**YOUR OBJECTIVE:** Extract everything from the first line through the line with "import plotly.graph_objects as go", both ends included, except for any pictures.

[Rows from a dataset of charts and code]
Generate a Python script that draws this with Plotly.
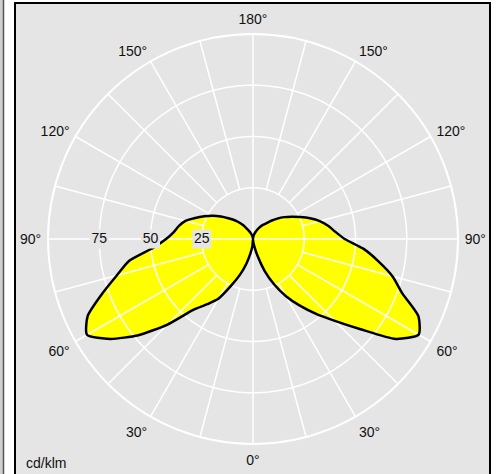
import numpy as np
import plotly.graph_objects as go

# Luminous intensity (cd/klm) vs. gamma angle, two half-planes
gamma = list(range(0, 181, 5))
c0 = [0, 1.5, 3.5, 8.5, 16.5, 24.5, 32.2, 39.5, 47.5, 56.5, 68.5, 85, 93.3, 89,
      77.5, 70.5, 62, 54, 44.7, 40.3, 37.2, 33.7, 29.6, 25.4, 21.8, 18.6, 15.5,
      12.6, 10, 8.4, 6.8, 5.1, 3.6, 2.5, 1.5, 0.7, 0]
c180 = [0, 3.5, 7, 12.5, 18.5, 25, 33.5, 38.8, 45, 59, 73, 85, 93.5, 89,
        78.4, 68.8, 61.3, 48.8, 42.4, 38.8, 36.7, 34.1, 30, 26.2, 22.7, 19.1,
        15.7, 13.1, 10.5, 8, 5.4, 4, 2.8, 1.9, 1.1, 0.5, 0]

radial_ticks = [25, 50, 75]
radial_max = 100
angle_ticks = list(range(0, 360, 30))
angle_text = [f"{a if a <= 180 else 360 - a}°" for a in angle_ticks]
unit_label = "cd/klm"

# closed outline: right half-plane (theta = gamma), then left (theta = 360 - gamma)
theta_all = gamma + [360 - g for g in reversed(gamma)]
r_all = c0 + list(reversed(c180))

FONT = "Liberation Sans, Arial, sans-serif"
TXT = "#111111"
W, H = 497, 474
cx, cy, R = 253, 239, 205

fig = go.Figure()

# yellow fill
fig.add_trace(go.Scatterpolar(
    r=r_all, theta=theta_all, mode="lines", fill="toself",
    fillcolor="#ffff00", line=dict(color="rgba(0,0,0,0)", width=0, shape="spline", smoothing=0.6),
    hoverinfo="skip"))

# grid circles (drawn above the fill)
circ_t = np.linspace(0, 360, 361).tolist()
gr, gt = [], []
for rv in radial_ticks:
    gr += [rv] * len(circ_t) + [None]
    gt += circ_t + [None]
fig.add_trace(go.Scatterpolar(r=gr, theta=gt, mode="lines",
                              line=dict(color="white", width=1.5),
                              connectgaps=False, hoverinfo="skip"))

# spokes every 15 deg from the inner ring, full cross lines through centre
sr, st = [], []
for a in range(0, 360, 15):
    start = 0 if a % 90 == 0 else radial_ticks[0]
    sr += [start, radial_max, None]
    st += [a, a, None]
fig.add_trace(go.Scatterpolar(r=sr, theta=st, mode="lines",
                              line=dict(color="white", width=1.5),
                              connectgaps=False, hoverinfo="skip"))

# black outline
fig.add_trace(go.Scatterpolar(
    r=r_all, theta=theta_all, mode="lines",
    line=dict(color="black", width=2.5, shape="spline", smoothing=0.6), hoverinfo="skip"))

# radial labels with grey boxes
fig.add_trace(go.Scatterpolar(
    r=radial_ticks, theta=[270] * len(radial_ticks), mode="markers+text",
    marker=dict(symbol="square", size=19, color="#e5e5e5"),
    text=[str(v) for v in radial_ticks], textposition="middle center",
    textfont=dict(family=FONT, size=14, color=TXT), hoverinfo="skip"))

fig.update_layout(
    width=W, height=H, autosize=False,
    margin=dict(l=0, r=0, t=0, b=0),
    paper_bgcolor="white",
    showlegend=False,
    polar=dict(
        domain=dict(x=[(cx - R) / W, (cx + R) / W],
                    y=[1 - (cy + R) / H, 1 - (cy - R) / H]),
        bgcolor="#e5e5e5",
        radialaxis=dict(range=[0, radial_max], showgrid=False, showline=False,
                        showticklabels=False, ticks=""),
        angularaxis=dict(rotation=270, direction="counterclockwise",
                         tickmode="array", tickvals=angle_ticks, ticktext=angle_text,
                         showgrid=False, showline=True, linecolor="white", linewidth=2,
                         ticks="outside", ticklen=3, tickcolor="rgba(0,0,0,0)",
                         tickfont=dict(family=FONT, size=14, color=TXT)),
    ),
    shapes=[
        dict(type="rect", xref="paper", yref="paper", layer="below",
             x0=15 / W, x1=490 / W, y0=-0.05, y1=1 - 3 / H,
             fillcolor="#e5e5e5", line=dict(color="black", width=2)),
        dict(type="rect", xref="paper", yref="paper", layer="below",
             x0=0, x1=3 / W, y0=0, y1=1,
             fillcolor="#cfcfcf", line=dict(width=0)),
        dict(type="line", xref="paper", yref="paper", layer="below",
             x0=3.5 / W, x1=3.5 / W, y0=0, y1=1,
             line=dict(color="#555555", width=1.5)),
    ],
    annotations=[
        dict(text=unit_label, xref="paper", yref="paper", x=24 / W, y=1 - 463 / H,
             xanchor="left", yanchor="middle", showarrow=False,
             font=dict(family=FONT, size=14, color=TXT)),
    ],
)

fig.write_html("out.html", config={"displayModeBar": False},
               post_script="document.body.style.margin='0px';document.body.style.overflow='hidden';")
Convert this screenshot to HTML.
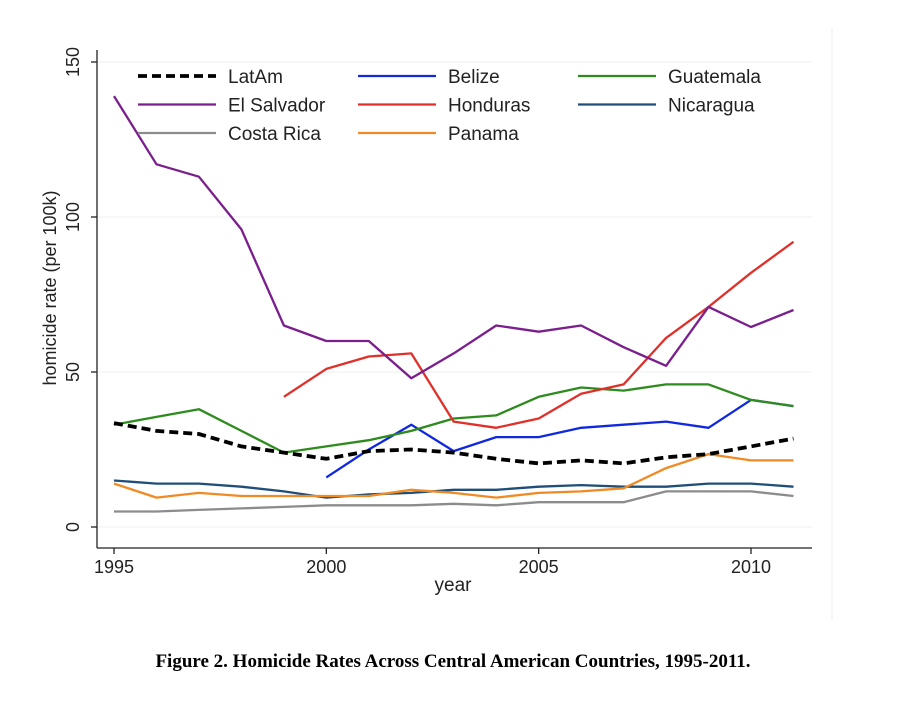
<!DOCTYPE html>
<html><head><meta charset="utf-8"><style>
body{margin:0;background:#fff;width:900px;height:708px;overflow:hidden}
svg text{font-family:"Liberation Sans",sans-serif}
</style></head><body>
<svg id="chart" width="900" height="708">
<rect x="40" y="28" width="792" height="592" fill="#fff"/>
<line x1="832" y1="28" x2="832" y2="620" stroke="#eee"/>
<g id="grid"></g><g id="axes"></g><g id="series"></g><g id="legend"></g>
<text x="453" y="591" font-size="19" text-anchor="middle" fill="#222">year</text>
<text transform="translate(56,288) rotate(-90)" font-size="18" text-anchor="middle" fill="#222">homicide rate (per 100k)</text>
<text x="453" y="667" font-size="19" font-weight="bold" text-anchor="middle" fill="#000" style="font-family:'Liberation Serif',serif">Figure 2. Homicide Rates Across Central American Countries, 1995-2011.</text>
</svg>
<script>
const years=[1995,1996,1997,1998,1999,2000,2001,2002,2003,2004,2005,2006,2007,2008,2009,2010,2011];
const xTicks=[1995,2000,2005,2010];
const yTicks=[0,50,100,150];
const latam=[33.5,31,30,26,24,22,24.5,25,24,22,20.5,21.5,20.5,22.5,23.5,26,28.5];
const belize=[null,null,null,null,null,16,25,33,24.5,29,29,32,33,34,32,41,39];
const guatemala=[33,35.5,38,31,24,26,28,31,35,36,42,45,44,46,46,41,39];
const elSalvador=[139,117,113,96,65,60,60,48,56,65,63,65,58,52,71,64.5,70];
const honduras=[null,null,null,null,42,51,55,56,34,32,35,43,46,61,71,82,92];
const nicaragua=[15,14,14,13,11.5,9.5,10.5,11,12,12,13,13.5,13,13,14,14,13];
const costaRica=[5,5,5.5,6,6.5,7,7,7,7.5,7,8,8,8,11.5,11.5,11.5,10];
const panama=[14,9.5,11,10,10,10,10,12,11,9.5,11,11.5,12.5,19,23.5,21.5,21.5];
const names=["LatAm","Belize","Guatemala","El Salvador","Honduras","Nicaragua","Costa Rica","Panama"];
const NS="http://www.w3.org/2000/svg";
const X=v=>114+(v-1995)*(637/15);
const Y=v=>527-v*3.1;
function mk(t,a,p){const e=document.createElementNS(NS,t);for(const k in a)e.setAttribute(k,a[k]);p.appendChild(e);return e;}
const grid=document.getElementById('grid'),axes=document.getElementById('axes'),ser=document.getElementById('series'),leg=document.getElementById('legend');
yTicks.forEach(t=>{
 const g=mk('line',{x1:98,x2:812,y1:Y(t),y2:Y(t),stroke:'#eef2f2','stroke-width':1},grid);
 
 
 const tk=mk('line',{x1:91,x2:97,y1:Y(t),y2:Y(t),stroke:'#222','stroke-width':1.3},axes);
 
 
 const lb=mk('text',{transform:`translate(79,${Y(t)}) rotate(-90)`,'font-size':18,'text-anchor':'middle',fill:'#222'},axes);
 lb.textContent=t;
 
 
});
xTicks.forEach(t=>{
 const tk=mk('line',{x1:X(t),x2:X(t),y1:548,y2:554,stroke:'#222','stroke-width':1.3},axes);
 
 
 const lb=mk('text',{x:X(t),y:573,'font-size':18,'text-anchor':'middle',fill:'#222'},axes);
 lb.textContent=t;
 
 
});
const ya=mk('line',{x1:97,x2:97,y1:50,y2:548,stroke:'#222','stroke-width':1.3},axes);


const xa=mk('line',{x1:97,x2:812,y1:548,y2:548,stroke:'#222','stroke-width':1.3},axes);


const defs=[
 [nicaragua,'#1f4e79',2.3,null,'Nicaragua'],
 [costaRica,'#8c8c8c',2.3,null,'Costa Rica'],
 [panama,'#f08a24',2.3,null,'Panama'],
 [belize,'#1028e0',2.3,null,'Belize'],
 [guatemala,'#2e8b1e',2.3,null,'Guatemala'],
 [honduras,'#e0302a',2.3,null,'Honduras'],
 [elSalvador,'#7a1f8c',2.3,null,'El Salvador'],
 [latam,'#000',3.8,'9,5','LatAm']
];
const style={};
defs.forEach(([d,c,w,da,n])=>{
 style[n]=[c,w,da];
 let p='';d.forEach((v,i)=>{if(v==null)return;p+=(p?'L':'M')+X(years[i]).toFixed(1)+','+Y(v).toFixed(1);});
 const a={d:p,fill:'none',stroke:c,'stroke-width':w,'stroke-linejoin':'round'};if(da)a['stroke-dasharray']=da;
 const e=mk('path',a,ser);
 
 
});
names.forEach((n,i)=>{
 const col=i%3,row=Math.floor(i/3);
 const x0=138+col*220,y0=76+row*28.5;
 const [c,w,da]=style[n];
 const a={x1:x0,x2:x0+78,y1:y0,y2:y0,stroke:c,'stroke-width':w};if(da)a['stroke-dasharray']=da;
 const l=mk('line',a,leg);
 
 
 const t=mk('text',{x:x0+90,y:y0+7,'font-size':19,fill:'#222'},leg);
 t.textContent=n;
 
 
});
</script>
</body></html>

**COMPLETED TASK:**
Generate a Python script that draws this with Plotly.
import numpy as np
import plotly.graph_objects as go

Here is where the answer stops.